If indeed the Upper House is a gathering of representatives from the prefectures, should each of the prefectures be represented equally or in accordance with its population? The U.S. Senate, for example, allocates two seats each to the 50 states regardless of their population, and the votes in some states reportedly carry roughly 70 times more weight in electing a senator than in others. But that’s because the Senate is defined as the chamber representing the states, whereas the House of Representatives represents the people, with the two chambers balancing each other.

It is perhaps the lack of such a clear distinction in roles between the two Diet chambers that makes the question hard to answer. The Lower House holds supremacy over the Upper House in the election of the prime minister as well as approval of the government budget and ratification of treaties, and has the power to override the upper chamber’s veto of legislation with a two-thirds majority re-vote. Upper House members have a longer six-year term that is guaranteed. Conversely, the four-year tenure in the Lower House can be cut short for a snap election.

But despite these differences, members in both chambers act according to the same partisan lines.
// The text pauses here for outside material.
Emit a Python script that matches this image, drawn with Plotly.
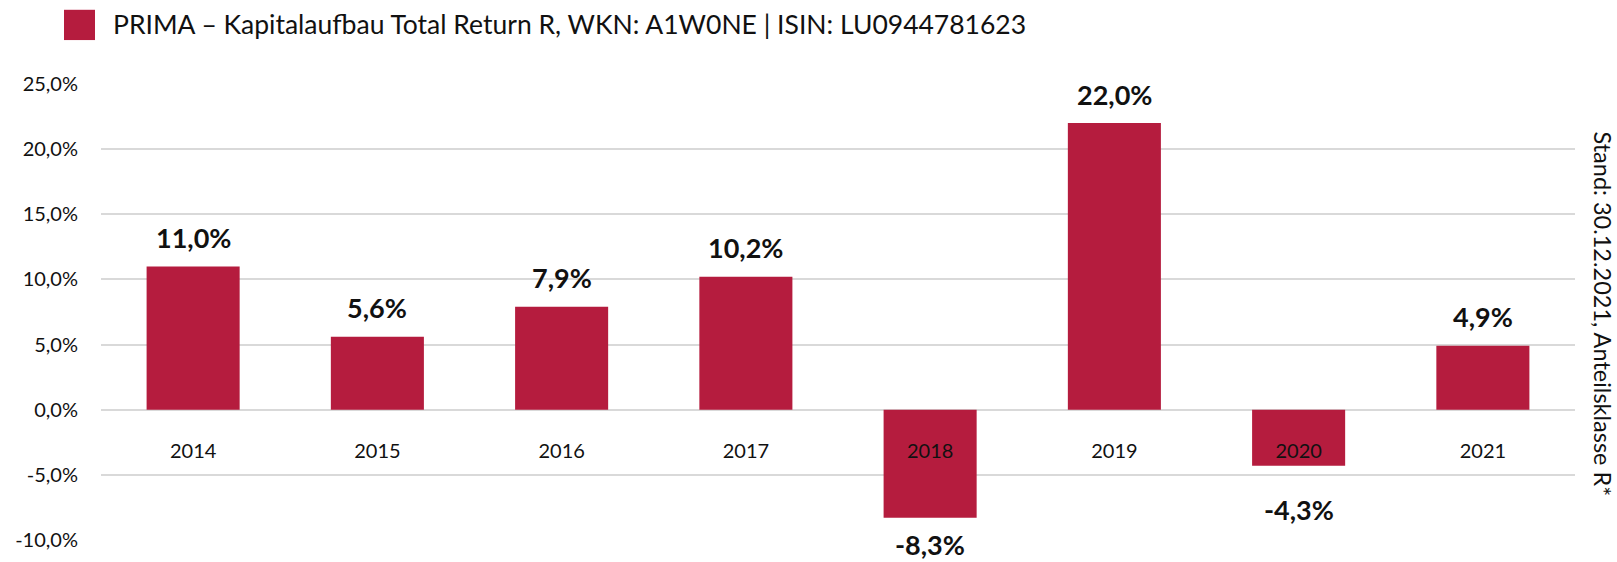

Members of both chambers are now elected under similar systems — a combination of electoral district races and proportional representation votes, which also contributes to blurring the distinction between the two chambers.

If the Upper House is to be considered as representing the prefectures, it’s role in the bicameral system should be clearly redefined — whether or not doing so involves amending the Constitution. Otherwise, the question of vote value disparity will continue to haunt the nation whenever Upper House elections come around.